Of course, the main protagonists of the crisis benefit from the status quo: the head of state who is trying to gain time to prepare an election he is not sure of winning; the military leaders of the Forces Nouvelles who are still growing rich by collecting taxes; the overpaid executives in charge of identifying and enrolling the population for the elections; and the Prime Minister's young collaborators who unashamedly benefit from the privileges of power.

Meanwhile, the population lives in misery. According to the Ivorian Planning Ministry, the poverty rate in Côte d'Ivoire rose from 49 percent in 2002 to 62.45 percent in 2008. Abidjan is an exhausted city where the cost of living has become outrageous. In private, the majority of actors from the international community share this opinion. They underline the financial irregularities and the widespread poor governance which paralyse the country's economy. Yet publicly, the international community takes part in the fiction kept alive by those who benefit from the power. A World Bank-International Monetary Fund joint mission thus welcomed in mid February the "good management" of Côte d'Ivoire's 2008 budget.

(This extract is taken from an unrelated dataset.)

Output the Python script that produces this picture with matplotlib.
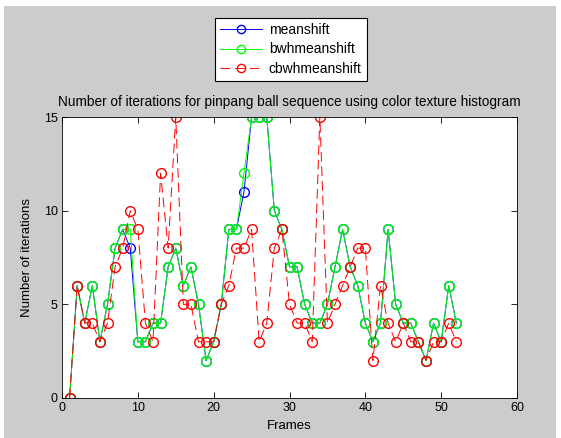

The accumulation of false promises, an uncontrolled circulation of tens of thousands of weapons on the territory, as well as the material frustrations of a growing part of the population threaten the survival of the Ouagadougou political agreement and the atmosphere of reconciliation to which it gave rise. To save it from suffocation, leading members of the international community who can influence the main parties to the crisis, starting with the president of Burkina Faso, Blaise Compaoré, should apply as much pressure as possible to put an end to this cycle of empty promises.

The identification and enrolment process should be improved. The prime minister should truly drive the election process by putting together a team capable of coordinating all the operations which will lead to the elections. Political leaders and officials of the independent electoral commission should put an end to the series of official announcements setting unrealistic dates for the elections, something which has become dangerously irresponsible , and follow the United Nations Security Council's request by keeping to the final calendar. The Council at least is finally starting to understand the dangers of letting the transition continue indefinitely with such low achievements, and that it is now facing a dead end.

Prime Minister Soro, who has lost control over part of his movement, is struggling to restore order. His position prevents him from enforcing the law through violence as he was used to doing before the Ouagadougou agreement. Compaoré, who has been charged with mediating the crisis by the African Union, should apply more pressure on the mid-level leadership of the Forces Nouvelles, who are refusing the redeployment of public administration.

All the parties in conflict are manifestly reluctant to disarm completely, fearing problems in the electoral process. Retaining significant force will enable them to "adjust" the elections in their favour in their zone, and to take up arms again if the process fails to come to a successful conclusion itself or to reach the expected results. France, which still plays a key role in the security of the country, should not delude itself: the fool's game currently taking place in Abidjan is dangerous, and the time is not yet right to withdraw soldiers from its Operation Licorne.

The accumulation of empty promises, the persistent circulation of tens of thousands of weapons and the material frustration of a growing part of the population are a threat to the survival of the peace process. Time is running short to relaunch the implementation of the Ouagadougou agreement and avoid falling back into open conflict.